§ Given exercise:
Word for word, quote all of the material, omitting the pictures.
————
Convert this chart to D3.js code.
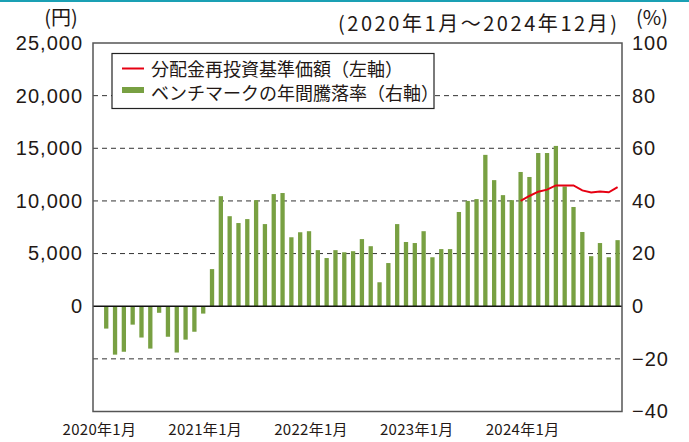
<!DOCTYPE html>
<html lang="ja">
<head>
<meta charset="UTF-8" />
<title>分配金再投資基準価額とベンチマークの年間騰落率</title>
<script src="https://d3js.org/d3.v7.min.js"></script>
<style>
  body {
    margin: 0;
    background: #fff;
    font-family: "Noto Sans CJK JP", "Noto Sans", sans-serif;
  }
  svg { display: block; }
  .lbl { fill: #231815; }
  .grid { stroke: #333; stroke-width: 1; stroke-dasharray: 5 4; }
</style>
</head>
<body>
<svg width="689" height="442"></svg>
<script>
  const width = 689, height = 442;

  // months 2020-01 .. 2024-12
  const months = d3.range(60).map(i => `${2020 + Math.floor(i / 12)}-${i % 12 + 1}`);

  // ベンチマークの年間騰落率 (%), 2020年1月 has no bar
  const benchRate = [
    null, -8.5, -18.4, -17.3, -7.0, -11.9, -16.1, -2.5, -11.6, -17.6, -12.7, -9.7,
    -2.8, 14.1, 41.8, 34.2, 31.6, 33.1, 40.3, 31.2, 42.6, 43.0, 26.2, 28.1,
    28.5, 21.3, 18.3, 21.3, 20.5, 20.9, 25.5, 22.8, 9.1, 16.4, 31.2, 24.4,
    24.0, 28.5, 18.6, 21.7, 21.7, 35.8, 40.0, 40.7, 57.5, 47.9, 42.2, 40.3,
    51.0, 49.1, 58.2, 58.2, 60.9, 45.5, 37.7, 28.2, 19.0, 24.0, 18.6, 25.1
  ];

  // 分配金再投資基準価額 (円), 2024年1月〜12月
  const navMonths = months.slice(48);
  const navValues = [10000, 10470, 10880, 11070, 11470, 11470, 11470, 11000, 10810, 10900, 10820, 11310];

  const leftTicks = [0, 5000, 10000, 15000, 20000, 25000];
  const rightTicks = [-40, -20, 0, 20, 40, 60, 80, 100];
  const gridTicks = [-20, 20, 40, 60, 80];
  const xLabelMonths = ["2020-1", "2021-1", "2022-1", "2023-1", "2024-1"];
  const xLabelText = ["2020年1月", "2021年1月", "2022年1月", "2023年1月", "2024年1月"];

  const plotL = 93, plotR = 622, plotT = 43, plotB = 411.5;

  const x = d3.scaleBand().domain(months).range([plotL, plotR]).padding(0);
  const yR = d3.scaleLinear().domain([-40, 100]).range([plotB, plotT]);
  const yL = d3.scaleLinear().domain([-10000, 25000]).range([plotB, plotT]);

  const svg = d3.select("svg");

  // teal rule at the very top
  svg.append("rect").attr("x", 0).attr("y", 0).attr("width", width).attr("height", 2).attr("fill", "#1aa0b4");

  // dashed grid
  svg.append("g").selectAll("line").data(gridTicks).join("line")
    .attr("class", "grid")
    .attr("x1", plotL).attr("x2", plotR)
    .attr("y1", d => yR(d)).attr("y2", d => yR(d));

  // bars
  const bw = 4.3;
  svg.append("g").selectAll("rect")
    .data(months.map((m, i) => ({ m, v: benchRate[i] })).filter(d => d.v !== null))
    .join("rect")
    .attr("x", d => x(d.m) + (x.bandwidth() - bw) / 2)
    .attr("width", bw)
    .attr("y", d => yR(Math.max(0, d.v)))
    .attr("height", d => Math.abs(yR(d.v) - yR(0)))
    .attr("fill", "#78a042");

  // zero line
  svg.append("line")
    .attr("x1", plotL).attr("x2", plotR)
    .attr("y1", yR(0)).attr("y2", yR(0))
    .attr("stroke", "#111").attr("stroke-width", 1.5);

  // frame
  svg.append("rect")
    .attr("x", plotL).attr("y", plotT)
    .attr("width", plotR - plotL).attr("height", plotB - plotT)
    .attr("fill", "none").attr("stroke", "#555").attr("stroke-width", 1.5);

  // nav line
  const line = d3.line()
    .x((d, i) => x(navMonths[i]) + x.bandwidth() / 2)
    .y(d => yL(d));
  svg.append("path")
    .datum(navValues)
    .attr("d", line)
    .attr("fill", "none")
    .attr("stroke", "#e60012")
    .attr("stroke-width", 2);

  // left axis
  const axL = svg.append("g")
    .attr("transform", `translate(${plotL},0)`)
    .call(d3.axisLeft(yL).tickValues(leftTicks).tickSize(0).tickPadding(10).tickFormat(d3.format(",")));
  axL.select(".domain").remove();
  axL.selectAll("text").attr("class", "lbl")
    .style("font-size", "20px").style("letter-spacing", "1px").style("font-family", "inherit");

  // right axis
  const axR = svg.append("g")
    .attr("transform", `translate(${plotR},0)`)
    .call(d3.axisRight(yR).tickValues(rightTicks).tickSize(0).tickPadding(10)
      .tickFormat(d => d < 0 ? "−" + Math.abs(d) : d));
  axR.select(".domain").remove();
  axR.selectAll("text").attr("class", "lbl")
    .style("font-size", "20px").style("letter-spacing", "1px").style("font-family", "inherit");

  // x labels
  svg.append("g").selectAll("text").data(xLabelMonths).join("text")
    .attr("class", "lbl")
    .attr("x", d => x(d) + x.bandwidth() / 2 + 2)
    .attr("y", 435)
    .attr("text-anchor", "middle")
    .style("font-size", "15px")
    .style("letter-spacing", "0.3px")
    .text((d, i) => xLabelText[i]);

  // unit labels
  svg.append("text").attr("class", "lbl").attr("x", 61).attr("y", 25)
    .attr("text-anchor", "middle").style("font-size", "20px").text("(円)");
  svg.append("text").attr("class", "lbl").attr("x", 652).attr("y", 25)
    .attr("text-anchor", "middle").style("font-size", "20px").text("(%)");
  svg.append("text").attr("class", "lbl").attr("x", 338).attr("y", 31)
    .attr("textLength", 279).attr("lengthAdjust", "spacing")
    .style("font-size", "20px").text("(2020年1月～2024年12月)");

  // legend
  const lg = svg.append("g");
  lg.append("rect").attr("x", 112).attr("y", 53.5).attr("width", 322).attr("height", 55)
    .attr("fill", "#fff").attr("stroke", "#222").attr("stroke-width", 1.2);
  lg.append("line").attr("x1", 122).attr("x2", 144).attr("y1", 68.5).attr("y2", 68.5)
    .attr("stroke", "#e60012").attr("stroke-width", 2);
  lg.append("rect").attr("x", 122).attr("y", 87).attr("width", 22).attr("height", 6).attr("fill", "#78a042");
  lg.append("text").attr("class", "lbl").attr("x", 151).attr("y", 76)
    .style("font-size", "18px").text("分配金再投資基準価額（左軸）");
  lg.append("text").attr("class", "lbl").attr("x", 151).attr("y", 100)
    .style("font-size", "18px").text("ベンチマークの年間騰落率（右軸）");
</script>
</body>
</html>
————
§ Result below:
Convert this chart to D3.js code.
<!DOCTYPE html>
<html lang="ja">
<head>
<meta charset="UTF-8" />
<title>分配金再投資基準価額とベンチマークの年間騰落率</title>
<script src="https://d3js.org/d3.v7.min.js"></script>
<style>
  body {
    margin: 0;
    background: #fff;
    font-family: "Noto Sans CJK JP", "Noto Sans", sans-serif;
  }
  svg { display: block; }
  .lbl { fill: #231815; }
  .grid { stroke: #333; stroke-width: 1; stroke-dasharray: 5 4; }
</style>
</head>
<body>
<svg width="689" height="442"></svg>
<script>
  const width = 689, height = 442;

  // months 2020-01 .. 2024-12
  const months = d3.range(60).map(i => `${2020 + Math.floor(i / 12)}-${i % 12 + 1}`);

  // ベンチマークの年間騰落率 (%), 2020年1月 has no bar
  const benchRate = [
    null, -8.5, -18.4, -17.3, -7.0, -11.9, -16.1, -2.5, -11.6, -17.6, -12.7, -9.7,
    -2.8, 14.1, 41.8, 34.2, 31.6, 33.1, 40.3, 31.2, 42.6, 43.0, 26.2, 28.1,
    28.5, 21.3, 18.3, 21.3, 20.5, 20.9, 25.5, 22.8, 9.1, 16.4, 31.2, 24.4,
    24.0, 28.5, 18.6, 21.7, 21.7, 35.8, 40.0, 40.7, 57.5, 47.9, 42.2, 40.3,
    51.0, 49.1, 58.2, 58.2, 60.9, 45.5, 37.7, 28.2, 19.0, 24.0, 18.6, 25.1
  ];

  // 分配金再投資基準価額 (円), 2024年1月〜12月
  const navMonths = months.slice(48);
  const navValues = [10000, 10470, 10880, 11070, 11470, 11470, 11470, 11000, 10810, 10900, 10820, 11310];

  const leftTicks = [0, 5000, 10000, 15000, 20000, 25000];
  const rightTicks = [-40, -20, 0, 20, 40, 60, 80, 100];
  const gridTicks = [-20, 20, 40, 60, 80];
  const xLabelMonths = ["2020-1", "2021-1", "2022-1", "2023-1", "2024-1"];
  const xLabelText = ["2020年1月", "2021年1月", "2022年1月", "2023年1月", "2024年1月"];

  const plotL = 93, plotR = 622, plotT = 43, plotB = 411.5;

  const x = d3.scaleBand().domain(months).range([plotL, plotR]).padding(0);
  const yR = d3.scaleLinear().domain([-40, 100]).range([plotB, plotT]);
  const yL = d3.scaleLinear().domain([-10000, 25000]).range([plotB, plotT]);

  const svg = d3.select("svg");

  // teal rule at the very top
  svg.append("rect").attr("x", 0).attr("y", 0).attr("width", width).attr("height", 2).attr("fill", "#1aa0b4");

  // dashed grid
  svg.append("g").selectAll("line").data(gridTicks).join("line")
    .attr("class", "grid")
    .attr("x1", plotL).attr("x2", plotR)
    .attr("y1", d => yR(d)).attr("y2", d => yR(d));

  // bars
  const bw = 4.3;
  svg.append("g").selectAll("rect")
    .data(months.map((m, i) => ({ m, v: benchRate[i] })).filter(d => d.v !== null))
    .join("rect")
    .attr("x", d => x(d.m) + (x.bandwidth() - bw) / 2)
    .attr("width", bw)
    .attr("y", d => yR(Math.max(0, d.v)))
    .attr("height", d => Math.abs(yR(d.v) - yR(0)))
    .attr("fill", "#78a042");

  // zero line
  svg.append("line")
    .attr("x1", plotL).attr("x2", plotR)
    .attr("y1", yR(0)).attr("y2", yR(0))
    .attr("stroke", "#111").attr("stroke-width", 1.5);

  // frame
  svg.append("rect")
    .attr("x", plotL).attr("y", plotT)
    .attr("width", plotR - plotL).attr("height", plotB - plotT)
    .attr("fill", "none").attr("stroke", "#555").attr("stroke-width", 1.5);

  // nav line
  const line = d3.line()
    .x((d, i) => x(navMonths[i]) + x.bandwidth() / 2)
    .y(d => yL(d));
  svg.append("path")
    .datum(navValues)
    .attr("d", line)
    .attr("fill", "none")
    .attr("stroke", "#e60012")
    .attr("stroke-width", 2);

  // left axis
  const axL = svg.append("g")
    .attr("transform", `translate(${plotL},0)`)
    .call(d3.axisLeft(yL).tickValues(leftTicks).tickSize(0).tickPadding(10).tickFormat(d3.format(",")));
  axL.select(".domain").remove();
  axL.selectAll("text").attr("class", "lbl")
    .style("font-size", "20px").style("letter-spacing", "1px").style("font-family", "inherit");

  // right axis
  const axR = svg.append("g")
    .attr("transform", `translate(${plotR},0)`)
    .call(d3.axisRight(yR).tickValues(rightTicks).tickSize(0).tickPadding(10)
      .tickFormat(d => d < 0 ? "−" + Math.abs(d) : d));
  axR.select(".domain").remove();
  axR.selectAll("text").attr("class", "lbl")
    .style("font-size", "20px").style("letter-spacing", "1px").style("font-family", "inherit");

  // x labels
  svg.append("g").selectAll("text").data(xLabelMonths).join("text")
    .attr("class", "lbl")
    .attr("x", d => x(d) + x.bandwidth() / 2 + 2)
    .attr("y", 435)
    .attr("text-anchor", "middle")
    .style("font-size", "15px")
    .style("letter-spacing", "0.3px")
    .text((d, i) => xLabelText[i]);

  // unit labels
  svg.append("text").attr("class", "lbl").attr("x", 61).attr("y", 25)
    .attr("text-anchor", "middle").style("font-size", "20px").text("(円)");
  svg.append("text").attr("class", "lbl").attr("x", 652).attr("y", 25)
    .attr("text-anchor", "middle").style("font-size", "20px").text("(%)");
  svg.append("text").attr("class", "lbl").attr("x", 338).attr("y", 31)
    .attr("textLength", 279).attr("lengthAdjust", "spacing")
    .style("font-size", "20px").text("(2020年1月～2024年12月)");

  // legend
  const lg = svg.append("g");
  lg.append("rect").attr("x", 112).attr("y", 53.5).attr("width", 322).attr("height", 55)
    .attr("fill", "#fff").attr("stroke", "#222").attr("stroke-width", 1.2);
  lg.append("line").attr("x1", 122).attr("x2", 144).attr("y1", 68.5).attr("y2", 68.5)
    .attr("stroke", "#e60012").attr("stroke-width", 2);
  lg.append("rect").attr("x", 122).attr("y", 87).attr("width", 22).attr("height", 6).attr("fill", "#78a042");
  lg.append("text").attr("class", "lbl").attr("x", 151).attr("y", 76)
    .style("font-size", "18px").text("分配金再投資基準価額（左軸）");
  lg.append("text").attr("class", "lbl").attr("x", 151).attr("y", 100)
    .style("font-size", "18px").text("ベンチマークの年間騰落率（右軸）");
</script>
</body>
</html>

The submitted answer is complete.